*** DATASET SECTION

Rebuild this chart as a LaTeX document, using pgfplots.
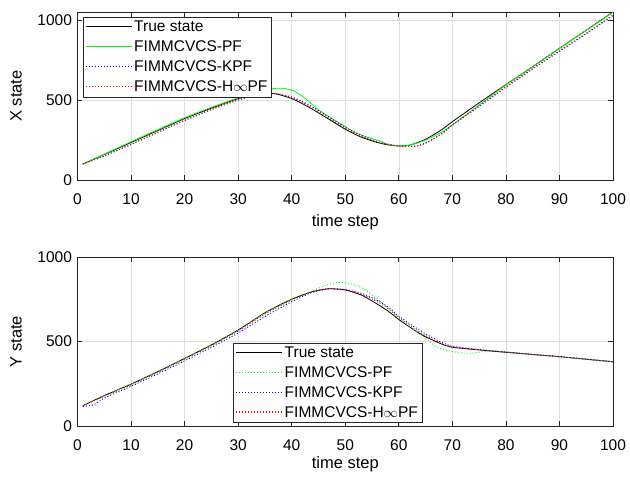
\documentclass[border=0pt]{standalone}
\usepackage{fontspec}
\setmainfont{Liberation Sans}
\usepackage{pgfplots}
\pgfplotsset{compat=1.18}
\definecolor{axgray}{gray}{0.15}
\definecolor{gridgray}{gray}{0.87}
\pgfplotsset{
  mystyle/.style={
    scale only axis,
    width=535.5bp,
    xmin=0, xmax=100,
    xtick={0,10,...,100},
    ytick={0,500,1000},
    grid=major,
    major grid style={gridgray, line width=0.6bp},
    axis line style={axgray, line width=0.7bp},
    every tick/.style={axgray, line width=0.7bp},
    major tick length=5bp,
    tick align=inside,
    /pgf/number format/assume math mode=true,
    /pgf/number format/1000 sep={},
    tick label style={font=\fontsize{15.5bp}{18bp}\selectfont},
    xticklabel style={yshift=-10bp},
    yticklabel style={xshift=-2bp},
    label style={font=\fontsize{16.5bp}{19bp}\selectfont},
    ylabel style={at={(axis description cs:-0.115,0.5)}, anchor=center},
    xlabel={time step},
    legend cell align=left,
    legend style={font=\fontsize{15.5bp}{18bp}\selectfont, draw=axgray, line width=0.6bp, fill=white, inner sep=2bp, row sep=3.5bp},
    legend image code/.code={\draw[##1, line width=1.1bp] (0bp,0.5bp) -- (46bp,0.5bp);},
  },
  dotline/.style={line width=0.9bp, dash pattern=on 1bp off 2bp},
}
\begin{document}
\begin{tikzpicture}
\path[use as bounding box] (0,0) rectangle (630bp,477bp);
\begin{axis}[mystyle, at={(77.5bp,297bp)}, anchor=south west,
  height=168bp, ymin=0, ymax=1052, ylabel={X state},
  xlabel style={at={(axis description cs:0.5,0)}, anchor=center, yshift=-42bp},
  legend style={at={(0.01,0.97)}, anchor=north west}]
\addplot[black, line width=0.8bp, smooth, tension=0.4] coordinates {(1,100)(5,160)(10,235)(15,310)(20,385)(25,450)(30,510)(33,535)(35,542)(37,540)(40,510)(43,460)(46,400)(50,318)(53,268)(56,235)(58,220)(60,213)(62,218)(65,255)(68,315)(70,365)(75,483)(80,597)(85,710)(90,824)(95,938)(100,1052)};
\addlegendentry{True state}
\addplot[green, line width=0.8bp, smooth, tension=0.4] coordinates {(1,100)(5,162)(10,240)(15,315)(20,390)(25,455)(30,515)(33,548)(36,570)(38,575)(40,563)(42,525)(45,440)(48,375)(50,335)(52,295)(54,270)(56,250)(57,238)(58,222)(60,214)(62,218)(65,250)(68,300)(70,345)(75,470)(80,595)(85,710)(90,825)(95,937)(100,1050)};
\addlegendentry{FIMMCVCS-PF}
\addplot[blue, dotline, smooth, tension=0.4] coordinates {(1,100)(5,150)(10,222)(15,298)(20,372)(25,440)(30,500)(33,528)(35,538)(37,540)(40,520)(43,475)(46,415)(50,330)(53,280)(56,240)(58,225)(60,213)(63,212)(65,232)(68,290)(70,345)(75,460)(80,580)(85,695)(90,805)(95,915)(100,1030)};
\addlegendentry{FIMMCVCS-KPF}
\addplot[red, dotline, smooth, tension=0.4] coordinates {(1,100)(5,152)(10,225)(15,300)(20,375)(25,445)(30,505)(33,532)(35,540)(37,542)(40,518)(43,468)(46,408)(50,325)(53,275)(56,238)(58,222)(60,213)(63,210)(65,230)(68,288)(70,343)(75,465)(80,585)(85,700)(90,810)(95,920)(100,1035)};
\addlegendentry{FIMMCVCS-H$\infty$PF}
\end{axis}
\begin{axis}[mystyle, at={(77.5bp,51bp)}, anchor=south west,
  height=169bp, ymin=0, ymax=1000, ylabel={Y state},
  xlabel style={at={(axis description cs:0.5,0)}, anchor=center, yshift=-38bp},
  legend style={at={(0.291,0.018)}, anchor=south west}]
\addplot[black, line width=0.8bp, smooth, tension=0.4] coordinates {(1,120)(5,180)(10,248)(15,322)(20,400)(25,480)(30,568)(35,670)(38,720)(40,750)(43,787)(45,803)(47,812)(50,805)(53,775)(55,740)(58,680)(60,630)(63,565)(65,528)(68,485)(70,466)(75,450)(80,436)(85,423)(90,410)(95,395)(100,380)};
\addlegendentry{True state}
\addplot[green, dotline, smooth, tension=0.4] coordinates {(1,120)(5,180)(10,248)(15,322)(20,400)(25,482)(30,568)(35,668)(40,750)(43,790)(45,815)(47,840)(49,850)(51,842)(53,820)(55,775)(58,700)(60,640)(63,565)(65,520)(67,470)(70,440)(73,430)(76,440)(78,445)(80,437)(85,423)(90,410)(95,395)(100,380)};
\addlegendentry{FIMMCVCS-PF}
\addplot[blue, dotline, smooth, tension=0.4] coordinates {(1,115)(3,125)(5,165)(10,235)(15,308)(20,385)(25,465)(30,550)(35,648)(40,735)(43,780)(45,800)(47,812)(50,808)(53,785)(55,760)(58,705)(60,650)(63,585)(65,545)(68,495)(70,472)(75,452)(80,438)(85,424)(90,411)(95,396)(100,381)};
\addlegendentry{FIMMCVCS-KPF}
\addplot[red, dotline, smooth, tension=0.4] coordinates {(1,120)(5,175)(10,243)(15,316)(20,395)(25,475)(30,562)(35,662)(40,745)(43,785)(45,803)(47,813)(50,805)(53,780)(55,752)(58,695)(60,642)(63,575)(65,535)(68,488)(70,468)(75,451)(80,437)(85,424)(90,410)(95,395)(100,380)};
\addlegendentry{FIMMCVCS-H$\infty$PF}
\end{axis}
\end{tikzpicture}
\end{document}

******

From start to finish, output the listing exactly, but omit its pictures.

Rebuild this chart as a LaTeX document, using pgfplots.
\documentclass[border=0pt]{standalone}
\usepackage{fontspec}
\setmainfont{Liberation Sans}
\usepackage{pgfplots}
\pgfplotsset{compat=1.18}
\definecolor{axgray}{gray}{0.15}
\definecolor{gridgray}{gray}{0.87}
\pgfplotsset{
  mystyle/.style={
    scale only axis,
    width=535.5bp,
    xmin=0, xmax=100,
    xtick={0,10,...,100},
    ytick={0,500,1000},
    grid=major,
    major grid style={gridgray, line width=0.6bp},
    axis line style={axgray, line width=0.7bp},
    every tick/.style={axgray, line width=0.7bp},
    major tick length=5bp,
    tick align=inside,
    /pgf/number format/assume math mode=true,
    /pgf/number format/1000 sep={},
    tick label style={font=\fontsize{15.5bp}{18bp}\selectfont},
    xticklabel style={yshift=-10bp},
    yticklabel style={xshift=-2bp},
    label style={font=\fontsize{16.5bp}{19bp}\selectfont},
    ylabel style={at={(axis description cs:-0.115,0.5)}, anchor=center},
    xlabel={time step},
    legend cell align=left,
    legend style={font=\fontsize{15.5bp}{18bp}\selectfont, draw=axgray, line width=0.6bp, fill=white, inner sep=2bp, row sep=3.5bp},
    legend image code/.code={\draw[##1, line width=1.1bp] (0bp,0.5bp) -- (46bp,0.5bp);},
  },
  dotline/.style={line width=0.9bp, dash pattern=on 1bp off 2bp},
}
\begin{document}
\begin{tikzpicture}
\path[use as bounding box] (0,0) rectangle (630bp,477bp);
\begin{axis}[mystyle, at={(77.5bp,297bp)}, anchor=south west,
  height=168bp, ymin=0, ymax=1052, ylabel={X state},
  xlabel style={at={(axis description cs:0.5,0)}, anchor=center, yshift=-42bp},
  legend style={at={(0.01,0.97)}, anchor=north west}]
\addplot[black, line width=0.8bp, smooth, tension=0.4] coordinates {(1,100)(5,160)(10,235)(15,310)(20,385)(25,450)(30,510)(33,535)(35,542)(37,540)(40,510)(43,460)(46,400)(50,318)(53,268)(56,235)(58,220)(60,213)(62,218)(65,255)(68,315)(70,365)(75,483)(80,597)(85,710)(90,824)(95,938)(100,1052)};
\addlegendentry{True state}
\addplot[green, line width=0.8bp, smooth, tension=0.4] coordinates {(1,100)(5,162)(10,240)(15,315)(20,390)(25,455)(30,515)(33,548)(36,570)(38,575)(40,563)(42,525)(45,440)(48,375)(50,335)(52,295)(54,270)(56,250)(57,238)(58,222)(60,214)(62,218)(65,250)(68,300)(70,345)(75,470)(80,595)(85,710)(90,825)(95,937)(100,1050)};
\addlegendentry{FIMMCVCS-PF}
\addplot[blue, dotline, smooth, tension=0.4] coordinates {(1,100)(5,150)(10,222)(15,298)(20,372)(25,440)(30,500)(33,528)(35,538)(37,540)(40,520)(43,475)(46,415)(50,330)(53,280)(56,240)(58,225)(60,213)(63,212)(65,232)(68,290)(70,345)(75,460)(80,580)(85,695)(90,805)(95,915)(100,1030)};
\addlegendentry{FIMMCVCS-KPF}
\addplot[red, dotline, smooth, tension=0.4] coordinates {(1,100)(5,152)(10,225)(15,300)(20,375)(25,445)(30,505)(33,532)(35,540)(37,542)(40,518)(43,468)(46,408)(50,325)(53,275)(56,238)(58,222)(60,213)(63,210)(65,230)(68,288)(70,343)(75,465)(80,585)(85,700)(90,810)(95,920)(100,1035)};
\addlegendentry{FIMMCVCS-H$\infty$PF}
\end{axis}
\begin{axis}[mystyle, at={(77.5bp,51bp)}, anchor=south west,
  height=169bp, ymin=0, ymax=1000, ylabel={Y state},
  xlabel style={at={(axis description cs:0.5,0)}, anchor=center, yshift=-38bp},
  legend style={at={(0.291,0.018)}, anchor=south west}]
\addplot[black, line width=0.8bp, smooth, tension=0.4] coordinates {(1,120)(5,180)(10,248)(15,322)(20,400)(25,480)(30,568)(35,670)(38,720)(40,750)(43,787)(45,803)(47,812)(50,805)(53,775)(55,740)(58,680)(60,630)(63,565)(65,528)(68,485)(70,466)(75,450)(80,436)(85,423)(90,410)(95,395)(100,380)};
\addlegendentry{True state}
\addplot[green, dotline, smooth, tension=0.4] coordinates {(1,120)(5,180)(10,248)(15,322)(20,400)(25,482)(30,568)(35,668)(40,750)(43,790)(45,815)(47,840)(49,850)(51,842)(53,820)(55,775)(58,700)(60,640)(63,565)(65,520)(67,470)(70,440)(73,430)(76,440)(78,445)(80,437)(85,423)(90,410)(95,395)(100,380)};
\addlegendentry{FIMMCVCS-PF}
\addplot[blue, dotline, smooth, tension=0.4] coordinates {(1,115)(3,125)(5,165)(10,235)(15,308)(20,385)(25,465)(30,550)(35,648)(40,735)(43,780)(45,800)(47,812)(50,808)(53,785)(55,760)(58,705)(60,650)(63,585)(65,545)(68,495)(70,472)(75,452)(80,438)(85,424)(90,411)(95,396)(100,381)};
\addlegendentry{FIMMCVCS-KPF}
\addplot[red, dotline, smooth, tension=0.4] coordinates {(1,120)(5,175)(10,243)(15,316)(20,395)(25,475)(30,562)(35,662)(40,745)(43,785)(45,803)(47,813)(50,805)(53,780)(55,752)(58,695)(60,642)(63,575)(65,535)(68,488)(70,468)(75,451)(80,437)(85,424)(90,410)(95,395)(100,380)};
\addlegendentry{FIMMCVCS-H$\infty$PF}
\end{axis}
\end{tikzpicture}
\end{document}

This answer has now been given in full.